Il est une autre espèce de concombre, dit concombre serpent, dont le fruit est plus long que le cornichon, qui sert aussi de condiment, et qu’on emploie confit de la même façon que le petit concombre vert. Enfin le piment, petit concombre rouge, est une autre variété de la même famille, destinée aux mêmes usages que les précédentes.
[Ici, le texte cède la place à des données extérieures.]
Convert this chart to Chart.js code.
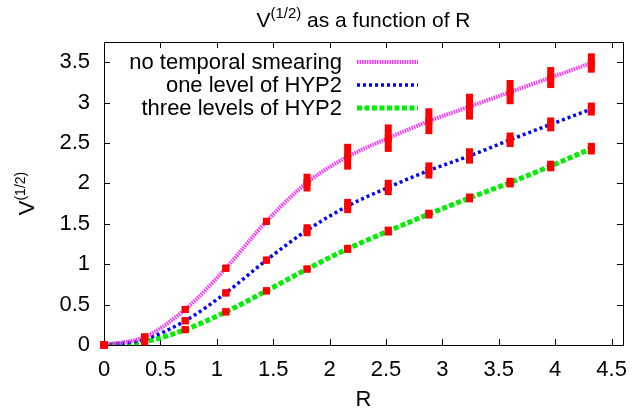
<!DOCTYPE html>
<html>
<head>
<meta charset="utf-8">
<script src="https://cdn.jsdelivr.net/npm/chart.js@4.4.1/dist/chart.umd.min.js"></script>
<style>
html,body{margin:0;padding:0;background:#fff;}
#wrap{width:639px;height:415px;position:relative;}
</style>
</head>
<body>
<div id="wrap"><canvas id="c"></canvas></div>
<script>
// ---- data ----
const R = [0, 0.36, 0.72, 1.08, 1.44, 1.8, 2.16, 2.52, 2.88, 3.24, 3.6, 3.96, 4.32];
const noSmear    = [0, 0.10, 0.44, 0.95, 1.53, 2.01, 2.33, 2.56, 2.77, 2.95, 3.13, 3.31, 3.49];
const noSmearErr = [0, 0.03, 0.01, 0.01, 0.02, 0.11, 0.16, 0.17, 0.16, 0.16, 0.15, 0.13, 0.12];
const hyp1       = [0, 0.07, 0.30, 0.645, 1.05, 1.42, 1.72, 1.95, 2.16, 2.34, 2.54, 2.73, 2.92];
const hyp1Err    = [0, 0.02, 0.01, 0.01, 0.03, 0.074, 0.088, 0.095, 0.10, 0.095, 0.09, 0.086, 0.08];
const hyp3       = [0, 0.04, 0.19, 0.41, 0.67, 0.94, 1.19, 1.41, 1.62, 1.82, 2.01, 2.215, 2.43];
const hyp3Err    = [0, 0.01, 0.01, 0.01, 0.01, 0.01, 0.05, 0.055, 0.055, 0.055, 0.06, 0.066, 0.072];
const seriesNames = ["no temporal smearing", "one level of HYP2", "three levels of HYP2"];
const xTicks = [0, 0.5, 1, 1.5, 2, 2.5, 3, 3.5, 4, 4.5];
const yTicks = [0, 0.5, 1, 1.5, 2, 2.5, 3, 3.5];
const titleMain = "V", titleSup = "(1/2)", titleRest = " as a function of R";
const yLabelMain = "V", yLabelSup = "(1/2)";
const xLabel = "R";

const FONT = '"Liberation Sans", Arial, Helvetica, sans-serif';
const styles = [
  {color: '#ff33ff', width: 4, dash: [1.5, 1]},
  {color: '#0000ff', width: 3.5, dash: [3, 3]},
  {color: '#00ee00', width: 5, dash: [5, 2.5]}
];
const vals = [noSmear, hyp1, hyp3];
const errs = [noSmearErr, hyp1Err, hyp3Err];

const datasets = vals.map((v, k) => ({
  label: seriesNames[k],
  data: R.map((x, i) => ({x: x, y: v[i]})),
  showLine: true,
  pointRadius: 0,
  borderColor: styles[k].color,
  borderWidth: styles[k].width,
  borderDash: styles[k].dash,
  cubicInterpolationMode: 'monotone',
  fill: false
}));

const framePlugin = {
  id: 'frame',
  beforeDatasetsDraw(chart) {
    const {ctx, chartArea: a, scales: {x, y}} = chart;
    ctx.save();
    ctx.strokeStyle = '#000';
    ctx.lineWidth = 1;
    ctx.beginPath();
    const L = 6;
    xTicks.forEach(v => {
      const px = Math.round(x.getPixelForValue(v)) + 0.5;
      ctx.moveTo(px, a.bottom); ctx.lineTo(px, a.bottom - L);
      ctx.moveTo(px, a.top); ctx.lineTo(px, a.top + L);
    });
    yTicks.forEach(v => {
      const py = Math.round(y.getPixelForValue(v)) + 0.5;
      ctx.moveTo(a.left, py); ctx.lineTo(a.left + L, py);
      ctx.moveTo(a.right, py); ctx.lineTo(a.right - L, py);
    });
    ctx.stroke();
    ctx.strokeRect(Math.round(a.left) + 0.5, Math.round(a.top) + 0.5,
                   Math.round(a.right - a.left), Math.round(a.bottom - a.top));
    ctx.restore();
  },
  afterDatasetsDraw(chart) {
    const {ctx, scales: {x, y}} = chart;
    ctx.save();
    ctx.fillStyle = '#ff0000';
    vals.forEach((v, k) => {
      R.forEach((r, i) => {
        const px = x.getPixelForValue(r);
        const py = y.getPixelForValue(v[i]);
        const t = y.getPixelForValue(v[i] + errs[k][i]);
        const b = y.getPixelForValue(v[i] - errs[k][i]);
        const top = Math.min(t, py - 3.5), bot = Math.max(b, py + 3.5);
        ctx.fillRect(px - 3.5, top, 7, bot - top);
        ctx.fillRect(px - 3.5, py - 3.5, 7, 7);
      });
    });
    ctx.restore();
  },
  afterDraw(chart) {
    const {ctx, chartArea: a} = chart;
    ctx.save();
    ctx.fillStyle = '#000';
    // title
    const big = '21px ' + FONT, small = '15px ' + FONT, lab = '22px ' + FONT, sup = '14px ' + FONT;
    ctx.font = big; const w1 = ctx.measureText(titleMain).width;
    const w3 = ctx.measureText(titleRest).width;
    ctx.font = small; const w2 = ctx.measureText(titleSup).width;
    const cx = (a.left + a.right) / 2;
    let sx = cx - (w1 + w2 + w3) / 2;
    ctx.textBaseline = 'alphabetic';
    ctx.textAlign = 'left';
    ctx.font = big; ctx.fillText(titleMain, sx, 27);
    ctx.font = small; ctx.fillText(titleSup, sx + w1, 18);
    ctx.font = big; ctx.fillText(titleRest, sx + w1 + w2, 27);
    // x label
    ctx.textAlign = 'center';
    ctx.font = lab;
    ctx.fillText(xLabel, cx, 406);
    // y label
    ctx.save();
    ctx.translate(34, (a.top + a.bottom) / 2);
    ctx.rotate(-Math.PI / 2);
    ctx.font = lab; const yw1 = ctx.measureText(yLabelMain).width;
    ctx.font = sup; const yw2 = ctx.measureText(yLabelSup).width;
    const ys = -(yw1 + yw2) / 2;
    ctx.textAlign = 'left';
    ctx.font = lab; ctx.fillText(yLabelMain, ys, 0);
    ctx.font = sup; ctx.fillText(yLabelSup, ys + yw1, -9);
    ctx.restore();
    // legend
    ctx.font = lab;
    ctx.textAlign = 'right';
    ctx.textBaseline = 'middle';
    seriesNames.forEach((n, k) => {
      const ly = 62 + k * 23;
      ctx.fillStyle = '#000';
      ctx.fillText(n, 342, ly + 1);
      ctx.strokeStyle = styles[k].color;
      ctx.lineWidth = styles[k].width;
      ctx.setLineDash(styles[k].dash);
      ctx.beginPath();
      ctx.moveTo(357, ly); ctx.lineTo(418, ly);
      ctx.stroke();
    });
    ctx.restore();
  }
};

new Chart(document.getElementById('c'), {
  type: 'scatter',
  data: {datasets: datasets},
  plugins: [framePlugin],
  options: {
    responsive: true,
    maintainAspectRatio: false,
    animation: false,
    layout: {padding: {top: 42, right: 4, left: 0, bottom: 0}},
    plugins: {legend: {display: false}, title: {display: false}, tooltip: {enabled: false}},
    scales: {
      x: {
        type: 'linear', min: 0, max: 4.6,
        afterBuildTicks: s => { s.ticks = xTicks.map(v => ({value: v})); },
        afterFit: s => { s.height = 70; },
        grid: {display: false, drawTicks: false},
        border: {display: false},
        ticks: {color: '#000', font: {size: 22, family: FONT}, padding: 12, maxRotation: 0,
                callback: v => String(v)}
      },
      y: {
        type: 'linear', min: 0, max: 3.75,
        afterBuildTicks: s => { s.ticks = yTicks.map(v => ({value: v})); },
        afterFit: s => { s.width = 104; },
        grid: {display: false, drawTicks: false},
        border: {display: false},
        ticks: {color: '#000', font: {size: 22, family: FONT}, padding: 14,
                callback: v => String(v)}
      }
    }
  }
});
</script>
</body>
</html>
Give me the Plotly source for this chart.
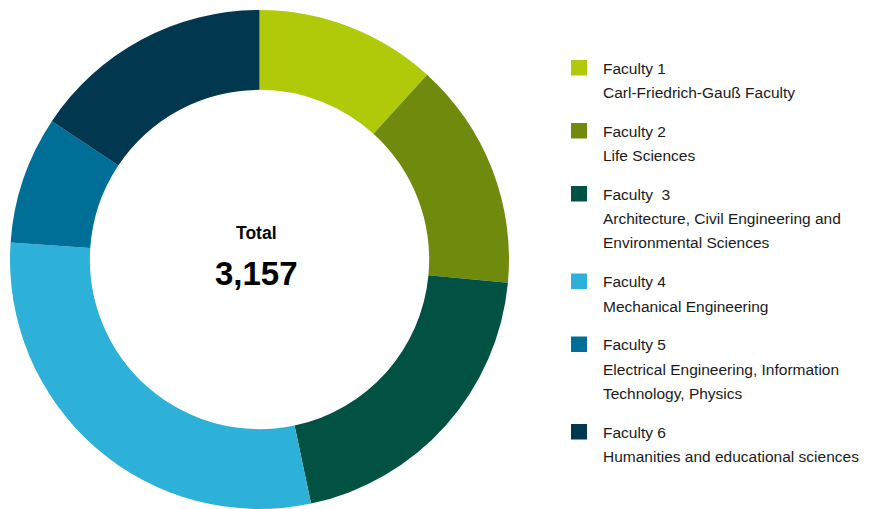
import plotly.graph_objects as go

# data
faculties = ["Faculty 1", "Faculty 2", "Faculty  3", "Faculty 4", "Faculty 5", "Faculty 6"]
descriptions = [
    ["Carl-Friedrich-Gauß Faculty"],
    ["Life Sciences"],
    ["Architecture, Civil Engineering and", "Environmental Sciences"],
    ["Mechanical Engineering"],
    ["Electrical Engineering, Information", "Technology, Physics"],
    ["Humanities and educational sciences"],
]
students = [370, 466, 638, 928, 261, 494]
colors = ["#b0ca0a", "#708a0e", "#025244", "#2db1d8", "#006f97", "#023750"]

# page body has an 8px margin, so the figure is a bit smaller than the window
OFF = 8
W, H = 869 - OFF, 509 - OFF
FONT = "Liberation Sans, Arial, sans-serif"


def px_x(x):
    return (x - OFF) / W


def px_y(y):
    return 1 - (y - OFF) / H


fig = go.Figure(go.Pie(
    labels=faculties,
    values=students,
    marker=dict(colors=colors, line=dict(width=0)),
    hole=0.68,
    sort=False,
    direction="clockwise",
    rotation=0,
    textinfo="none",
    hoverinfo="label+value",
    showlegend=False,
    domain=dict(x=[px_x(10), px_x(509)], y=[0, px_y(10)]),
))

total = sum(students)
annotations = [
    dict(text="<b>Total</b>", x=px_x(256.5), y=px_y(233), xref="paper", yref="paper",
         xanchor="center", yanchor="middle",
         showarrow=False, font=dict(size=17.5, color="#000", family=FONT)),
    dict(text=f"<b>{total:,}</b>", x=px_x(256), y=px_y(273), xref="paper", yref="paper",
         xanchor="center", yanchor="middle",
         showarrow=False, font=dict(size=33, color="#000", family=FONT)),
]
shapes = []

# custom legend on the right
line_h = 24.5
y = 68
for name, desc, col in zip(faculties, descriptions, colors):
    shapes.append(dict(type="rect", xref="paper", yref="paper",
                       x0=px_x(571), x1=px_x(587), y0=px_y(y - 8), y1=px_y(y + 7.5),
                       fillcolor=col, line=dict(width=0)))
    lines = [name] + desc
    for k, txt in enumerate(lines):
        annotations.append(dict(text=txt, x=px_x(601), y=px_y(y + k * line_h),
                                xref="paper", yref="paper", xanchor="left", yanchor="middle",
                                showarrow=False, font=dict(size=15.5, color="#1a1a1a", family=FONT)))
    y += line_h * len(lines) + 14

fig.update_layout(
    width=W, height=H,
    margin=dict(l=0, r=0, t=0, b=0),
    paper_bgcolor="white",
    plot_bgcolor="white",
    annotations=annotations,
    shapes=shapes,
)

fig.write_html("out.html")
Le cornichon est un des condiments les plus savoureux et les plus usités dans l’art culinaire. Tantôt on le mêle aux sauces pour en relever le goût, tantôt on le sert comme accompagnement des viandes froides, de la charcuterie ou des viandes cuites sans sauce, telles que le bœuf bouilli. Mais on n’en fait usage sur la table qu’après l’avoir confit. Pour le confire et le conserver, on emploie la manière suivante, indiquée par M. Audot dans la Cuisinière de la campagne et de la ville : On prend de très-petits cornichons, on les brosse et on leur coupe le bout de la queue, puis on les met dans un vase de terre, en les assaisonnant de sel en petite quantité ; on les retourne pour qu’ils s’imprègnent bien de sel, et on les laisse ensuite reposer pendant vingt-quatre heures. On égoutte alors l’eau que la salaison a fait rendre, puis on verse sur les cornichons du vinaigre bouillant, en quantité suffisante pour qu’ils y baignent. On recouvre le vase, et on laisse infuser pendant vingt-quatre heures. Au bout de ce temps, les cornichons ont dû prendre une couleur jaune. On en retire alors le vinaigre, qu’on met bouillir dans un chaudron non étame, sur un feu très-vif, on y jette de nouveau les cornichons en les remuant bien, et on les retire au moment où ils sont près de bouillir ; ils reprennent en refroidissant leur couleur verte. On les met alors dans les vases où ils doivent être conservés, on les couvre d’assaisonnement, comme passe-pierre, estragon, piment, petits oignons, ail, on remplit les vases de vinaigre, de manière que le tout y baigne, et on les recouvre avec soin. Huit jours après, les cornichons peuvent être employés ; mais on peut aussi, en gardant les vases clos, les conserver très-longtemps.